Until one has walked in another shoes....opinions mean nothing. :)
Wow, that is heavy. You handled yourself with great dignity. A gun to the head changes things, and to have held up under the pressure is amazing.
Back in the late 70's during the oil embargo, I was working at a self-serve station. I was in college, and it was a fairly easy job, and the family that owned the station was nice.
We sold gas, pop, candy bars, milk, and bread. Oh, and *cans* of oil; it didn't come in handy-dandy screw top bottles back then. I didn't get to use the long stick - no, lucky me - I got count the cans of pop on my shift.
Where we lived at the time, there was a simple rationing system - if your license plate ended in an odd number, then you could fill your gas tank on odd numbered days, even numbers filled on even numbered days.
One very memorable afternoon, I was waiting for the owner to arrive so that I could go to class, when a guy came in who [a] obviously was violating the rationing rule by trying to fill an odd-numbered car on an even-numbered day [b] was clearly quite drunk, and [c] was extremely belligerent.
When I told him that I couldn't turn on the pump for him, because *tomorrow* was his day for gas, and could he please move his car, thankyouverymuch, he reached down into the corner by the door, and picked up the oil spout that we kept in a little tin bucket next to the door. Every week or so, the owner would stuff a red garage rag into the bottom of the little bucket to help soak up the oil.

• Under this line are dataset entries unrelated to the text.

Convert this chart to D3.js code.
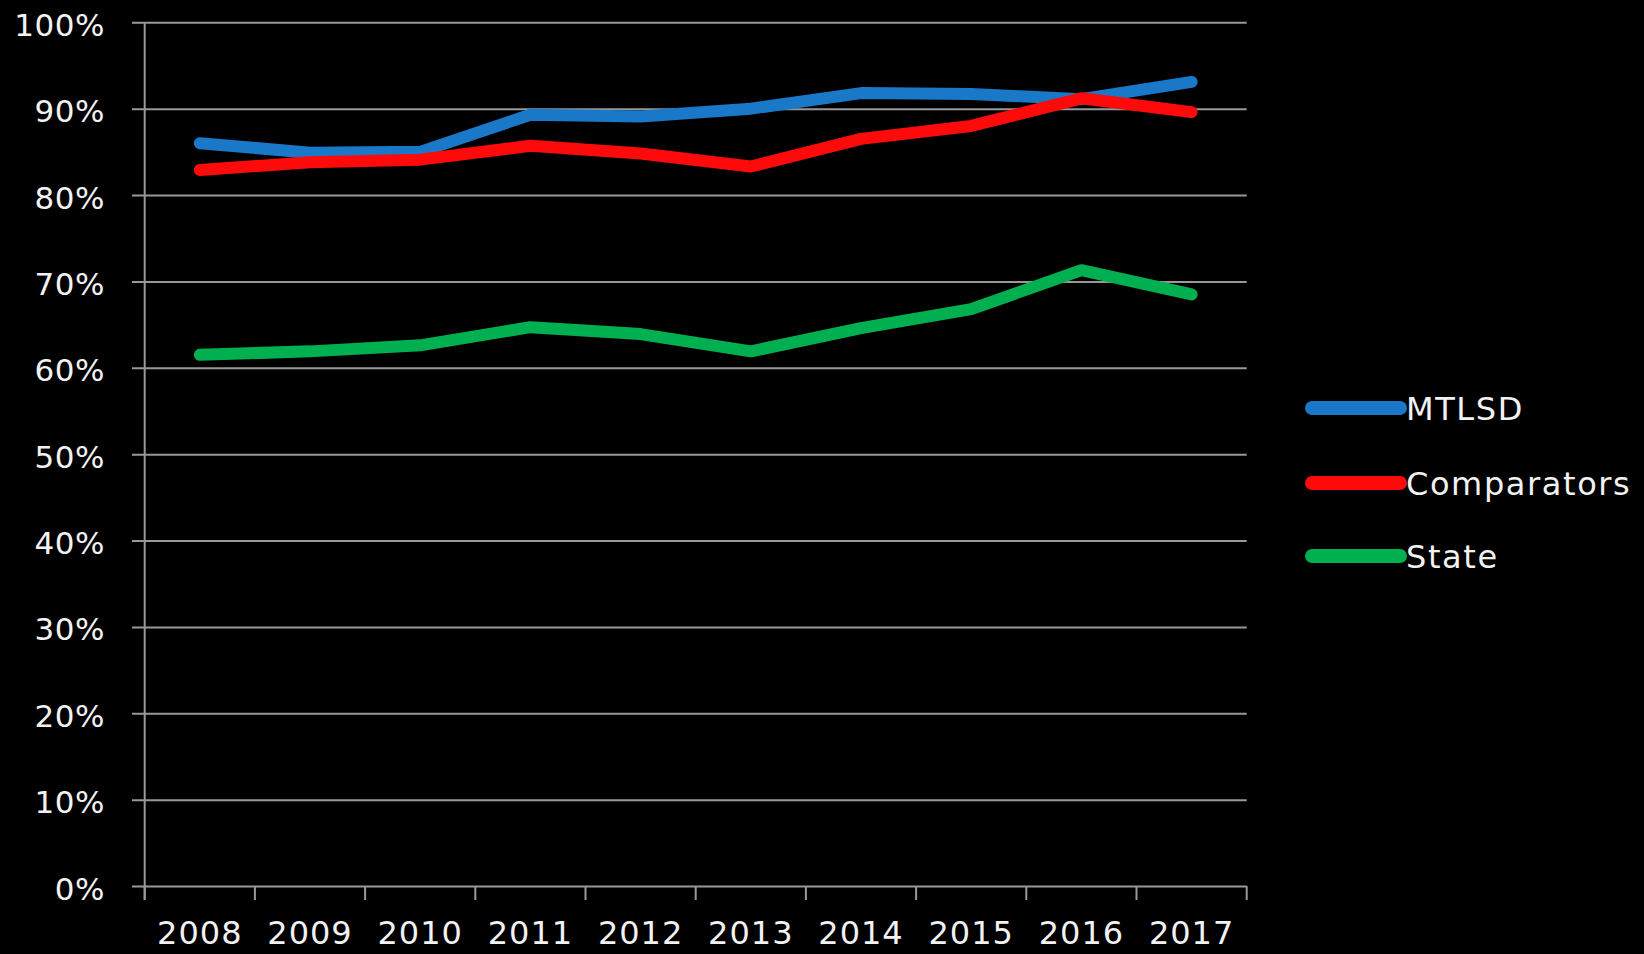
<!DOCTYPE html>
<html>
<head>
<meta charset="utf-8">
<script src="https://cdn.jsdelivr.net/npm/d3@7"></script>
<style>
  html, body { margin: 0; padding: 0; background: #000; }
  svg { display: block; }
  text { font-family: "DejaVu Sans", Verdana, sans-serif; fill: #f2f2f2; }
</style>
</head>
<body>
<svg id="chart" width="1644" height="954"></svg>
<script>
const years = ["2008","2009","2010","2011","2012","2013","2014","2015","2016","2017"];
const mtlsd = [86.0, 84.9, 85.0, 89.3, 89.1, 90.0, 91.8, 91.7, 91.1, 93.1];
const comparators = [82.9, 83.8, 84.1, 85.7, 84.8, 83.3, 86.5, 88.0, 91.2, 89.6];
const state = [61.5, 61.9, 62.6, 64.7, 63.9, 61.9, 64.6, 66.8, 71.3, 68.5];
const yTicks = [0, 10, 20, 30, 40, 50, 60, 70, 80, 90, 100];
const seriesNames = ["MTLSD", "Comparators", "State"];
const seriesColors = ["#1a78c8", "#ff0a0a", "#00b050"];
const seriesValues = [mtlsd, comparators, state];

(function () {
const svg = d3.select("#chart");
const pLeft = 144.7, pRight = 1246.7, pTop = 22.3, pBottom = 886;
const grid = "#999999";

const x = d3.scaleBand().domain(years).range([pLeft, pRight]).padding(0);
const y = d3.scaleLinear().domain([0, 100]).range([pBottom, pTop]);

// gridlines + y labels
const gy = svg.append("g").attr("transform", `translate(132,0)`)
  .call(d3.axisLeft(y).tickValues(yTicks).tickFormat(d => d + "%")
    .tickSize(-(pRight - 132)).tickPadding(27));
gy.select(".domain").remove();
gy.selectAll(".tick line").attr("stroke", grid).attr("stroke-width", 2);
gy.selectAll(".tick text").attr("font-size", 31).attr("dy", "0.42em").attr("fill", "#f2f2f2")
  .attr("font-family", "DejaVu Sans").attr("letter-spacing", 0.5);

// y axis line
svg.append("line").attr("x1", pLeft).attr("x2", pLeft).attr("y1", pTop).attr("y2", pBottom + 14)
  .attr("stroke", grid).attr("stroke-width", 2);

// x ticks at band boundaries
const bounds = years.map(d => x(d)).concat([x(years[years.length - 1]) + x.bandwidth()]);
svg.append("g").selectAll("line").data(bounds).join("line")
  .attr("x1", d => d).attr("x2", d => d).attr("y1", pBottom).attr("y2", pBottom + 14)
  .attr("stroke", grid).attr("stroke-width", 2);

// x labels
const gx = svg.append("g").attr("transform", `translate(0,${pBottom})`)
  .call(d3.axisBottom(x).tickSize(0).tickPadding(35));
gx.select(".domain").remove();
gx.selectAll(".tick text").attr("font-size", 32).attr("fill", "#f2f2f2")
  .attr("font-family", "DejaVu Sans").attr("letter-spacing", 1);

// lines
const line = d3.line().x((d, i) => x(years[i]) + x.bandwidth() / 2).y(d => y(d));
seriesValues.forEach((vals, k) => {
  svg.append("path").datum(vals).attr("d", line)
    .attr("fill", "none").attr("stroke", seriesColors[k]).attr("stroke-width", 12)
    .attr("stroke-linecap", "round").attr("stroke-linejoin", "round");
});

// legend
const legY = [408, 483, 556];
const lg = svg.append("g");
seriesNames.forEach((n, k) => {
  lg.append("line").attr("x1", 1312).attr("x2", 1400).attr("y1", legY[k]).attr("y2", legY[k])
    .attr("stroke", seriesColors[k]).attr("stroke-width", 14).attr("stroke-linecap", "round");
  lg.append("text").attr("x", 1406).attr("y", legY[k]).attr("dy", "0.36em")
    .attr("font-size", 32).attr("letter-spacing", 1.6).text(n);
});
})();
</script>
</body>
</html>
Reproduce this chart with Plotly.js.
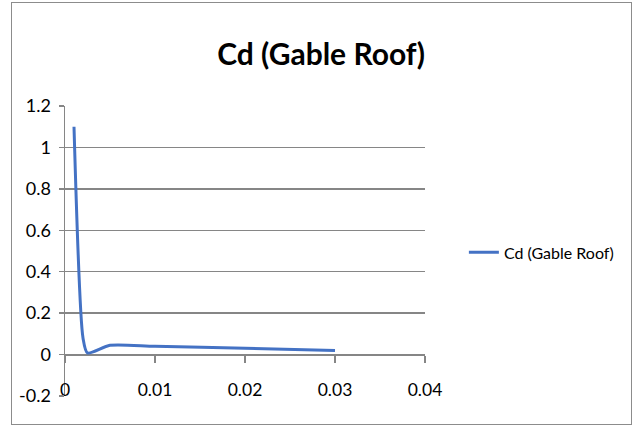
<!DOCTYPE html>
<html>
<head>
<meta charset="utf-8">
<script src="https://cdn.plot.ly/plotly-3.0.1.min.js"></script>
<style>
html,body{margin:0;padding:0;background:#fff;}
#wrap{position:relative;width:632px;height:425px;}
#chart{width:632px;height:425px;}
#frame{position:absolute;left:11px;top:2px;width:619px;height:421px;border:1px solid #8c8c8c;pointer-events:none;}
</style>
</head>
<body>
<div id="wrap"><div id="chart"></div><div id="frame"></div></div>
<script>
const seriesName = 'Cd (Gable Roof)';
const xValues = [0.001, 0.002, 0.0025, 0.005, 0.01, 0.02, 0.03];
const cdValues = [1.1, 0.08, 0.008, 0.045, 0.04, 0.03, 0.02];
const xTicks = [0, 0.01, 0.02, 0.03, 0.04];
const xTickText = ['0', '0.01', '0.02', '0.03', '0.04'];
const yTicks = [-0.2, 0, 0.2, 0.4, 0.6, 0.8, 1, 1.2];
const yTickText = ['-0.2', '0', '0.2', '0.4', '0.6', '0.8', '1', '1.2'];

const FONT = 'Lato, "Open Sans", sans-serif';
const yZeroFrac = (0 - (-0.2)) / (1.2 - (-0.2));

const traces = [
  {
    x: xValues, y: cdValues, name: seriesName, type: 'scatter', mode: 'lines',
    line: {color: '#4472C4', width: 3, shape: 'spline', smoothing: 0.7},
    xaxis: 'x', yaxis: 'y', hoverinfo: 'x+y'
  },
  {
    x: xValues, y: cdValues, type: 'scatter', mode: 'lines', showlegend: false,
    line: {width: 0}, opacity: 0, xaxis: 'x2', yaxis: 'y', hoverinfo: 'skip'
  }
];

const layout = {
  width: 632, height: 425,
  margin: {l: 65, r: 207, t: 106, b: 29, autoexpand: false},
  paper_bgcolor: '#ffffff', plot_bgcolor: '#ffffff',
  font: {family: FONT, color: '#000', size: 17},
  title: {
    text: '<b>Cd (Gable Roof)</b>',
    font: {family: FONT, size: 30, color: '#000'},
    x: 0.508, xanchor: 'center', xref: 'container',
    y: 0.872, yanchor: 'middle', yref: 'container'
  },
  showlegend: true,
  legend: {
    x: 1.108, xanchor: 'left', y: 0.495, yanchor: 'middle',
    font: {family: FONT, size: 16, color: '#000'},
    bgcolor: 'rgba(0,0,0,0)', borderwidth: 0
  },
  xaxis: {
    range: [0, 0.04], tickvals: xTicks, ticktext: xTickText,
    showgrid: false, zeroline: false, showline: false, ticks: '',
    ticklabelstandoff: -19, tickfont: {family: FONT, size: 17.5, color: '#000'},
    fixedrange: true
  },
  xaxis2: {
    range: [0, 0.04], overlaying: 'x', anchor: 'free', position: yZeroFrac,
    tickvals: xTicks, showticklabels: false, showgrid: false, zeroline: false,
    showline: true, linecolor: '#868686', linewidth: 1.5,
    ticks: 'outside', ticklen: 7, tickcolor: '#868686', tickwidth: 1.5
  },
  yaxis: {
    range: [-0.2, 1.2], tickvals: yTicks, ticktext: yTickText,
    showgrid: true, gridcolor: '#868686', gridwidth: 1.5,
    zeroline: false, showline: true, linecolor: '#868686', linewidth: 1.5,
    ticks: 'outside', ticklen: 5, tickcolor: '#868686', tickwidth: 1.5,
    tickfont: {family: FONT, size: 18, color: '#000'}, ticklabelstandoff: 4,
    fixedrange: true
  }
};

Plotly.newPlot('chart', traces, layout, {displayModeBar: false, staticPlot: true});
</script>
</body>
</html>
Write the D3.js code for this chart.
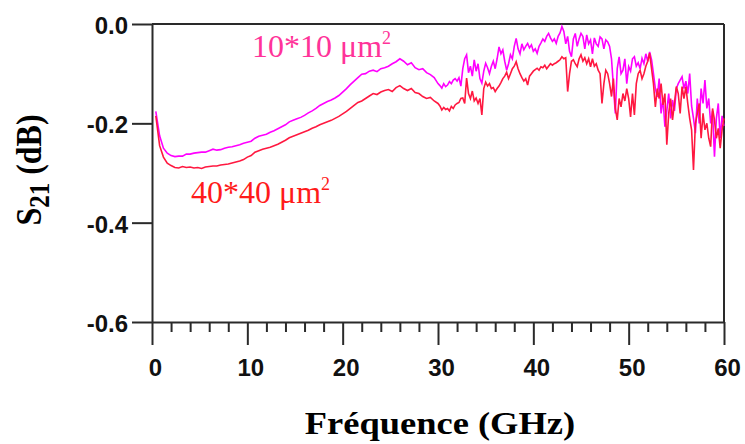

Leaning across the counter, he grabbed the neck of my "uniform" shirt (a t-shirt with the logo of the gas company) and pressed the shiny, oily point of the oil spout into the base of my neck. He indicated that I should not worry so much about whether he was odd or even, and that I should worry a whole lot more about whether I wanted a big hole in my neck.
I turned on the pump, and turned in my resignation later that same day.
=-=-=-=-=-=-=
I hadn't thought about that incident in years until I read this entry...
Thank you, all, for your comments.
Thim - That's quite a story. Thanks for sharing it here. I'm glad you turned on the pumps!